The Sino-Indian deal to reopen the “Gateway to the Silk Road” will bring economic advantages to the region and to both governments, but it will deal a fatal blow to any hope Tibetan exiles loyal to the Dalai Lama have of going home.

Gangtok, Sikkim (India) -- The reopening of Nathu La Pass, the “Gateway to the Silk Road” marks the end of the Sino-Indian conflict. It also means China’s formal recognition of Sikkim’s status as an Indian state and the end of the last hopes of Tibetans loyal to the Dalai Lama of going home.

The pass, which joins India and China at about 4,000 metres (14,000 feet) above sea level, was reopened yesterday in a solemn ceremony attended by Sikkim and Tibetan Autonomous Region (TAR) leaders as well as top military and diplomatic officials from the two countries.

Sikkim’s Chief Minister, Pawan Kumar Chamling, said he was elated by the reopening after 44 years of conflict and confrontation, hopeful that the decision would breathe new life in the centuries-old economic and cultural relations between the India and China. The pass had been closed since the 1962 India-China war.

Gajendra Mishra, a scholar working on his doctoral thesis on Sino-Indian relations, told AsiaNews that the reopening was “a watershed event for Sikkim which had remained a disputed territory after its merger with India.” With the opening of the border crossing, China relinquished its claim over Sikkim and formally recognised the merger of the old independent Buddhist Kingdom with India.
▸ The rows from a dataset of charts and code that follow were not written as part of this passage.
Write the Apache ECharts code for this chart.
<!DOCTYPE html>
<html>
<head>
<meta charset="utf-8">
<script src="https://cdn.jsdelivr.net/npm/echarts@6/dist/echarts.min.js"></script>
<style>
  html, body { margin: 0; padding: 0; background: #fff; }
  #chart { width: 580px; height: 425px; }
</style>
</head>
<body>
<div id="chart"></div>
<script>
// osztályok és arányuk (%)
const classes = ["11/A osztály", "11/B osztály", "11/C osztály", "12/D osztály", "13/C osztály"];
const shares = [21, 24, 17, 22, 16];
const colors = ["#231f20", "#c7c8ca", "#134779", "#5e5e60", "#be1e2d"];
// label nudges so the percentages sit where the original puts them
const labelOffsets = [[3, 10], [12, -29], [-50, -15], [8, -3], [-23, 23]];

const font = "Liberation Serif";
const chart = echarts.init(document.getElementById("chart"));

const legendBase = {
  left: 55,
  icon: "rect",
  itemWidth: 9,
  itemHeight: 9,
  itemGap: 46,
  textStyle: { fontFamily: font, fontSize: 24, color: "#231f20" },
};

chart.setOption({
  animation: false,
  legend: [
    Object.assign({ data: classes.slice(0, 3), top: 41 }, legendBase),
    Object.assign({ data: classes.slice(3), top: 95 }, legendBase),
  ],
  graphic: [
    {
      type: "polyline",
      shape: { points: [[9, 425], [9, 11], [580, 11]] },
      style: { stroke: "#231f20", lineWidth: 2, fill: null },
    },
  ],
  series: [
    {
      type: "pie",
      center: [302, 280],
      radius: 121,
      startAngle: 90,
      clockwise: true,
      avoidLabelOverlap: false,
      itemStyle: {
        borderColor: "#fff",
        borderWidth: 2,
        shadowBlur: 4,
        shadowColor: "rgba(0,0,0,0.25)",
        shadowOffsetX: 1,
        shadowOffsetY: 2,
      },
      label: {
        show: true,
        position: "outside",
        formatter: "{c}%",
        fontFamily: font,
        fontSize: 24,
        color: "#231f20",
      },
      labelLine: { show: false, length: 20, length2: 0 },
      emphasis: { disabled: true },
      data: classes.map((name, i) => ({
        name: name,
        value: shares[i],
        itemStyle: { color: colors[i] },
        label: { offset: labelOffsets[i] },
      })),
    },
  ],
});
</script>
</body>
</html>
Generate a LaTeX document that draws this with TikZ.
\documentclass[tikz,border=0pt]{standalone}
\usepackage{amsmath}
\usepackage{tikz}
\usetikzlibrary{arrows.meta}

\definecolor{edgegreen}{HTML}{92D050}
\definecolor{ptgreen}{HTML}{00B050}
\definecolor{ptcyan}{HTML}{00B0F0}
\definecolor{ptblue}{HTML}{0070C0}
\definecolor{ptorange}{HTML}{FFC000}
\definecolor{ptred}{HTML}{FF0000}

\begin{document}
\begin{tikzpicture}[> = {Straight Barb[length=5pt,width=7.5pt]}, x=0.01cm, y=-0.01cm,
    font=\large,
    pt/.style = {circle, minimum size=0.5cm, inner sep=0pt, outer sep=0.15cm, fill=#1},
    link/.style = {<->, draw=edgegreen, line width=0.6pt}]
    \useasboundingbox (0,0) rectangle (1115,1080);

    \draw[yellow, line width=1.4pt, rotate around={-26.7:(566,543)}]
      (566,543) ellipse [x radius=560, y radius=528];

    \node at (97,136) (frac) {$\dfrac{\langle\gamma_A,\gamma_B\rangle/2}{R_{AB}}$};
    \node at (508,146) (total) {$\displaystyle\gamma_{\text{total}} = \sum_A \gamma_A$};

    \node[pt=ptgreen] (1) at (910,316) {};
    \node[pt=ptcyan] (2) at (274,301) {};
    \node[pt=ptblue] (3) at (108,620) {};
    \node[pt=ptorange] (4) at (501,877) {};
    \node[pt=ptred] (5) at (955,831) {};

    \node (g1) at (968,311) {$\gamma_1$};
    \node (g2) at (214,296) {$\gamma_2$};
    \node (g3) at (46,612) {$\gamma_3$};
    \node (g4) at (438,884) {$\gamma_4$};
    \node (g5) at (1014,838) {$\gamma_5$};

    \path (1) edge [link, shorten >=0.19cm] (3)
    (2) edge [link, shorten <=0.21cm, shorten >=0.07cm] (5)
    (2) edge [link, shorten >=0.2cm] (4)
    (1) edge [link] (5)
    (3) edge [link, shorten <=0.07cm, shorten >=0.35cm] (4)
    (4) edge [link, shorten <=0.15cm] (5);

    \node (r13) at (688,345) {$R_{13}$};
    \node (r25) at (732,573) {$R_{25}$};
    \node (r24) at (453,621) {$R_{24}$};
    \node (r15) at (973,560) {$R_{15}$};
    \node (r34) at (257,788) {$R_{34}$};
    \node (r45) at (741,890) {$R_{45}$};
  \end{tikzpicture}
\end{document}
“The reopening of the Pass has formally cemented the Chinese recognition of Sikkim as an inalienable part of India,” the Indian scholar added. “So it is a matter of great solace and jubilation for over half a million Sikkimese people because they would no longer be vulnerable to the spectre of war that used to haunt them in the past”.

“But the tragic aspect of this landmark event,” Mishra stressed, “is that the reopening has exposed the Indian betrayal of the Tibetan cause and the Tibetan refugees and their leader Dalai Lama. No doubt India has to be concerned about its national interests. But as a great country, it should have simultaneously ensured a dignified resolution of the Tibetan crisis”.
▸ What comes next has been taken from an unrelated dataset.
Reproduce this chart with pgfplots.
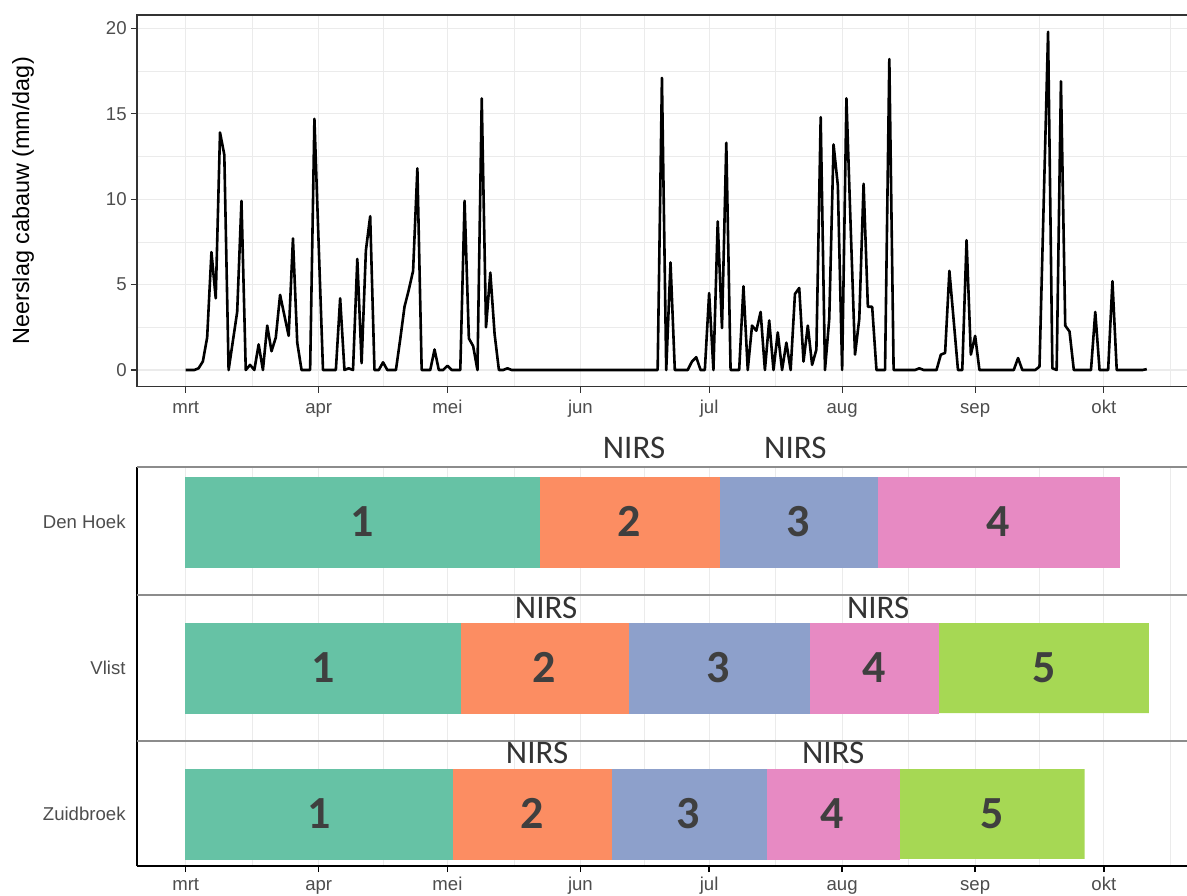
\documentclass[border=0pt]{standalone}
\usepackage{fontspec}
\setmainfont{Liberation Sans}
\newfontfamily\carlito{Carlito}
\usepackage{pgfplots}
\usepackage{pgfplotstable}
\pgfplotsset{compat=1.18}
\definecolor{sA}{HTML}{66C2A5}
\definecolor{sB}{HTML}{FC8D62}
\definecolor{sC}{HTML}{8DA0CB}
\definecolor{sD}{HTML}{E78AC3}
\definecolor{sE}{HTML}{A6D854}
\definecolor{gridc}{HTML}{EBEBEB}
\definecolor{tickc}{HTML}{4D4D4D}
\definecolor{frame}{HTML}{333333}
\definecolor{divc}{HTML}{8C8C8C}
\definecolor{numc}{HTML}{3F3F3F}

\pgfplotstableread{
d r
0 0
1 0
2 0
3 0.1
4 0.5
5 1.9
6 6.9
7 4.2
8 13.9
9 12.6
10 0
11 1.7
12 3.4
13 9.9
14 0
15 0.3
16 0
17 1.5
18 0
19 2.6
20 1.1
21 1.9
22 4.4
23 3.2
24 2.0
25 7.7
26 1.6
27 0
28 0
29 0
30 14.7
31 7.3
32 0
33 0
34 0
35 0
36 4.2
37 0
38 0.1
39 0
40 6.5
41 0.4
42 7.0
43 9.0
44 0
45 0
46 0.45
47 0
48 0
49 0
50 1.8
51 3.7
52 4.7
53 5.8
54 11.8
55 0
56 0
57 0
58 1.2
59 0
60 0
61 0.25
62 0
63 0
64 0
65 9.9
66 1.85
67 1.4
68 0
69 15.9
70 2.5
71 5.7
72 2.1
73 0
74 0
75 0.1
76 0
110 0
111 17.1
112 0
113 6.3
114 0
117 0
118 0.5
119 0.75
120 0
121 0
122 4.5
123 0
124 8.7
125 2.45
126 13.3
127 0
129 0
130 4.9
131 0
132 2.6
133 2.3
134 3.4
135 0
136 2.9
137 0
138 2.2
139 0
140 1.6
141 0
142 4.45
143 4.8
144 0.5
145 2.6
146 0.3
147 1.2
148 14.8
149 0
150 3.0
151 13.2
152 10.8
153 0
154 15.9
155 8.3
156 0.9
157 3.0
158 10.9
159 3.7
160 3.7
161 0
163 0
164 18.2
165 0
170 0
171 0.1
172 0
175 0
176 0.9
177 1.0
178 5.8
179 2.9
180 0
181 0
182 7.6
183 0.9
184 2.0
185 0
193 0
194 0.7
195 0
198 0
199 0.2
200 10.0
201 19.8
202 0.1
203 0
204 16.9
205 2.6
206 2.25
207 0
211 0
212 3.4
213 0
215 0
216 5.2
217 0
223 0
224 0.05
}\rain

\pgfplotstableread{
x y l
41.15 2.901 1
103.35 2.901 2
142.85 2.901 3
189.4 2.901 4
32.0 1.901 1
83.55 1.901 2
124.2 1.901 3
160.4 1.901 4
200.0 1.901 5
31.1 0.901 1
80.65 0.901 2
117.2 0.901 3
150.7 0.901 4
187.9 0.901 5
}\digits

\pgfplotstableread{
x y l
104.5 3.432 NIRS
142.1 3.432 NIRS
84.0 2.342 NIRS
161.4 2.342 NIRS
81.9 1.349 NIRS
150.9 1.349 NIRS
}\nirs

\pgfplotsset{
  common/.style={
    scale only axis, anchor=south west,
    width=528.9pt,
    xmin=-11.35, xmax=235.2,
    xtick={0,31,61,92,122,153,184,214},
    xticklabels={mrt,apr,mei,jun,jul,aug,sep,okt},
    minor xtick={15.5,46,76.5,107,137.5,168.5,199,229.5},
    ticklabel style={font=\fontsize{9.3}{11}\selectfont, text=tickc},
    tick align=outside, tick pos=left,
    major tick length=3pt, minor tick length=0pt,
  }
}

\begin{document}
\begin{tikzpicture}
\useasboundingbox (0,0) rectangle (593.5pt,447.5pt);

% ---------- top: rainfall ----------
\begin{axis}[common,
  at={(68.5pt,254.15pt)},
  height=185.85pt,
  ymin=-0.977, ymax=20.78,
  xticklabel style={anchor=base, inner sep=0pt, yshift=-10.2pt},
  ytick={0,5,10,15,20},
  yticklabels={0,5,10,15,20},
  minor ytick={2.5,7.5,12.5,17.5},
  yticklabel style={anchor=east, inner sep=0pt, xshift=-2pt},
  grid=both,
  major grid style={gridc, line width=0.55pt},
  minor grid style={gridc, line width=0.3pt},
  axis line style={frame, line width=0.55pt},
  tick style={frame, line width=0.55pt},
  every axis y label/.style={at={(axis description cs:-0.1078,0.5)}, rotate=90, anchor=center},
  ylabel={\fontsize{11.7}{14}\selectfont Neerslag cabauw (mm/dag)},
]
\addplot[black, line width=1.3pt, line join=round, mark=none] table[x=d,y=r]{\rain};
\end{axis}

% ---------- bottom: stages ----------
\begin{axis}[common,
  at={(68.5pt,14.5pt)},
  height=199.5pt,
  ymin=0.644, ymax=3.377,
  xticklabel style={anchor=base, inner sep=0pt, yshift=-9pt},
  xbar stacked, bar width=0.616,
  ytick={1,2,3},
  yticklabels={Zuidbroek,Vlist,Den Hoek},
  yticklabel style={anchor=east, inner sep=0pt, xshift=-2.5pt},
  ytick style={draw=none},
  xmajorgrids, xminorgrids,
  major grid style={gridc, line width=0.55pt},
  minor grid style={gridc, line width=0.3pt},
  axis x line*=bottom, axis y line*=left,
  axis line style={black, line width=1pt},
  xtick style={black, line width=0.7pt},
  extra y ticks={1.5,2.5},
  extra y tick labels={},
  extra y tick style={ymajorgrids=true, major grid style={divc, line width=0.9pt}, major tick length=0pt},
  clip=false,
]
\addplot[fill=sA, draw=sA, line width=0.3pt] coordinates {(82.3,3) (64.0,2) (62.2,1)};
\addplot[fill=sB, draw=sB, line width=0.3pt] coordinates {(42.1,3) (39.1,2) (36.9,1)};
\addplot[fill=sC, draw=sC, line width=0.3pt] coordinates {(36.9,3) (42.2,2) (36.2,1)};
\addplot[fill=sD, draw=sD, line width=0.3pt] coordinates {(56.2,3) (30.2,2) (31.0,1)};
\addplot[fill=sE, draw=none] coordinates {(0,3) (49.0,2) (43.2,1)};
\draw[divc, line width=0.9pt] (rel axis cs:0,1) -- (rel axis cs:1,1);
\end{axis}

% ---------- labels ----------
\begin{axis}[
  at={(68.5pt,14.5pt)}, anchor=south west, scale only axis,
  width=528.9pt, height=199.5pt,
  xmin=-11.35, xmax=235.2, ymin=0.644, ymax=3.377,
  hide axis, clip=false,
]
\addplot[draw=none, mark=none, nodes near coords, point meta=explicit symbolic,
  nodes near coords style={anchor=base, inner sep=0pt, text=numc,
    font=\carlito\bfseries\fontsize{23}{26}\selectfont}]
  table[x=x,y=y,meta=l]{\digits};
\addplot[draw=none, mark=none, nodes near coords, point meta=explicit symbolic,
  nodes near coords style={anchor=base, inner sep=0pt, text=frame,
    font=\carlito\fontsize{16.5}{19}\selectfont}]
  table[x=x,y=y,meta=l]{\nirs};
\end{axis}
\end{tikzpicture}
\end{document}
Raghav Shrestha, a local Buddhist, said that dignitaries from the Chinese side at the inaugural ceremony were mainly Han Chinese officials posted in Tibet.

“It obviously sent the message that the idea of the Tibetan Autonomous Region (TAR) was a myth. It is barely a Chinese colony subjugated with the mighty military power of China's Peoples' Liberation Army”.

For Shrestha, “it would have been wonderful if the ceremony had been blessed by some senior Tibetan Lama, even some puppet installed by the Chinese government. At least this would have shown that Tibetan culture and way of life were still alive in Tibet”.
To add insult to injury, Beijing chose July 6, the Dalai Lama’s birthday, as the day for reopening the same pass across which he fled to India in 1959.

“I don't know if India has been beguiled or bullied to swallow this Chinese design,” the scholar concluded. “But it is crystal clear that Tibetans can no longer bank upon India for any help in getting back their motherland. If they want to return to Tibet they’ll have to accept China’s rules and perhaps cross the Nathu La Pass”.